The most pressing foreign policy problem we face is to identify the circumstances in which we should get actively involved in other people's conflicts. …the principle of non-interference must be qualified in important respects. … When oppression produces massive flows of refugees which unsettle neighbouring countries then they can properly be described as "threats to international peace and security".
The Pope is leading an unprecedented drive by the Roman Catholic Church to prevent the fragmentation of the worldwide Anglican Communion…
A decision has been taken within the Roman Catholic hierarchy that it is in its interests for the Anglican Church to maintain unity. Despite speculation about a group of conservative bishops breaking away to the Roman church, senior Catholics say such a move would be "premature", and that they are not encouraging defections. …
Some Roman Catholics fear that unless divisions over issues including homosexuality can be healed, they will act as a forerunner to a similar battle in Rome.
Funny old world, innit? Mind you, the last time the C of E had ructions about becoming more liberal, the Vatican was swamped by theological asylum seekers such as Ann Widdecombe, so maybe it makes sense…
In other news:
Key elements of Christian doctrine are offensive to Muslims, the Archbishop of Canterbury has said in a letter to Islamic scholars. … Discussing differences between the religions, Dr Williams acknowledges that Christian belief in the Trinity is "difficult, sometimes offensive, to Muslims".
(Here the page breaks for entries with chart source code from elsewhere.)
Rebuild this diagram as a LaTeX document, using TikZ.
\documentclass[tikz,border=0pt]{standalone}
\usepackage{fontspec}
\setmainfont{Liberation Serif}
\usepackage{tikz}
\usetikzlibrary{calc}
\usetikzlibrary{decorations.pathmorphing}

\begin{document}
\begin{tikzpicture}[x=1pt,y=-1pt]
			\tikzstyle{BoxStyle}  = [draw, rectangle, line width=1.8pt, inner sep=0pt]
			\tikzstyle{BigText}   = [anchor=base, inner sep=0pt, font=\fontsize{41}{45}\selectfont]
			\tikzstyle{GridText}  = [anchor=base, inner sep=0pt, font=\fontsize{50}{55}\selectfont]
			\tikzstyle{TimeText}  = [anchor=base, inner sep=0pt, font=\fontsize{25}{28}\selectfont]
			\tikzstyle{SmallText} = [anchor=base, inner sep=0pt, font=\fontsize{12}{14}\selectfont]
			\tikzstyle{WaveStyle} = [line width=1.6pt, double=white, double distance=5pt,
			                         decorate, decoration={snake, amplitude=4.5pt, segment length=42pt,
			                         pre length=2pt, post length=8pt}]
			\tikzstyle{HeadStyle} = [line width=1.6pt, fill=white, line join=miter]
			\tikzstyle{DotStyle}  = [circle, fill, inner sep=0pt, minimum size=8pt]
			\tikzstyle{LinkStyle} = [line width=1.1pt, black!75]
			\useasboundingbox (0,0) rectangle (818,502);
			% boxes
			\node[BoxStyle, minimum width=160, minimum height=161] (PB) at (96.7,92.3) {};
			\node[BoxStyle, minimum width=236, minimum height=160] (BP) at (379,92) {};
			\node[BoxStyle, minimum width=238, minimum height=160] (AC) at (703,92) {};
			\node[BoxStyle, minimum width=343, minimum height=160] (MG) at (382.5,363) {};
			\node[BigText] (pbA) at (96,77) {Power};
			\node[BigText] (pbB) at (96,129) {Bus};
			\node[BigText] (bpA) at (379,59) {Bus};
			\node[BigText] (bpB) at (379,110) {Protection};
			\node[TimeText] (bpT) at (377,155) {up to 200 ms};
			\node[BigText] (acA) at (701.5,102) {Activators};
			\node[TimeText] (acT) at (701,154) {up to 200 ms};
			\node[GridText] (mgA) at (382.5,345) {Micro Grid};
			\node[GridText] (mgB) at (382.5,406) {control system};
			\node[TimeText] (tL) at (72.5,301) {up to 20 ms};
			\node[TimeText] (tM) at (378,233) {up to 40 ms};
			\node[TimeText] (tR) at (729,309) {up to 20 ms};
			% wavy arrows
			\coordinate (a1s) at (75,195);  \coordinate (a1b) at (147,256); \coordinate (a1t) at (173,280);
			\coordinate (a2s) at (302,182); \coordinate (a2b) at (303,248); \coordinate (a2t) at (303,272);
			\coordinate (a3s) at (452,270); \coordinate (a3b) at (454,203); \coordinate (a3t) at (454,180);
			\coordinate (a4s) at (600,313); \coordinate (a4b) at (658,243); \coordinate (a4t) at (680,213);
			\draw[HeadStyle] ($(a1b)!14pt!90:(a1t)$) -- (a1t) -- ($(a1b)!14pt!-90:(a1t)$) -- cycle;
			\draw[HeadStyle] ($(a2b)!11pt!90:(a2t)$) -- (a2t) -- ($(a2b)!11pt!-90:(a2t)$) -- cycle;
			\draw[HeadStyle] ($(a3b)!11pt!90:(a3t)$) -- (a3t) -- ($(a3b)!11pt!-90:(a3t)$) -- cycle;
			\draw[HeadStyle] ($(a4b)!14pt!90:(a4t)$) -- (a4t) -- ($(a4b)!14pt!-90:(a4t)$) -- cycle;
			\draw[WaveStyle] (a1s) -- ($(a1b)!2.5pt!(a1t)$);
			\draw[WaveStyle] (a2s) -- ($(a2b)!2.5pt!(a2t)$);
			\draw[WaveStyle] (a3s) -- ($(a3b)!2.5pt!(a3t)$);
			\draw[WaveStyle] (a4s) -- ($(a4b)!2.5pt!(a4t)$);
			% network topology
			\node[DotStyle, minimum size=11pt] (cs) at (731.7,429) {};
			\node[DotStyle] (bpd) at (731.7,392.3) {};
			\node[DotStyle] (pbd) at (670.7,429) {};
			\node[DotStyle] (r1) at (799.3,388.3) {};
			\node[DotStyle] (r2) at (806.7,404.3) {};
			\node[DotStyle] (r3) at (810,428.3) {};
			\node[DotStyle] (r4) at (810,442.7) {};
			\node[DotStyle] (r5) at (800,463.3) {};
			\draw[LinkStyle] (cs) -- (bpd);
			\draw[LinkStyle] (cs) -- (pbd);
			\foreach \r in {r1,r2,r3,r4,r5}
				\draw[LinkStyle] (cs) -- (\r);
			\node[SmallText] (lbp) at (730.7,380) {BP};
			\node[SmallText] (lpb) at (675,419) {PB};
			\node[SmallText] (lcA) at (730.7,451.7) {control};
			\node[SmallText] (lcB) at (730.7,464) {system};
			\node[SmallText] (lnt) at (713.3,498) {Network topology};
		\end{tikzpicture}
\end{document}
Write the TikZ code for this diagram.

I mean, really. Imagine reading: ‘Discussing differences between the parties, Mr Brown acknowledges that Labour’s belief in redistribution of wealth is "difficult, sometimes offensive, to Conservatives".’ If your case has anything that an outsider could recognise as merit, then you can just make it, and engage in debate, and see any such ‘offence’ caused in your opponents as a sign that their own case lacks merit itself.
Williams goes on:
What we need as a vision for our dialogue is to break the current cycles of violence, to show the world that faith and faith alone can truly ground a commitment to peace which definitively abandons the tempting but lethal cycle of retaliation in which we simply imitate each other's violence.
Now, do you see me asking for him to apologise for the ‘offence’ this passage gives to atheists and agnostics, in saying that we can’t be “truly” peaceful? No. I take it on the chin, point out its falsity and utter ungroundedness, and get on with life.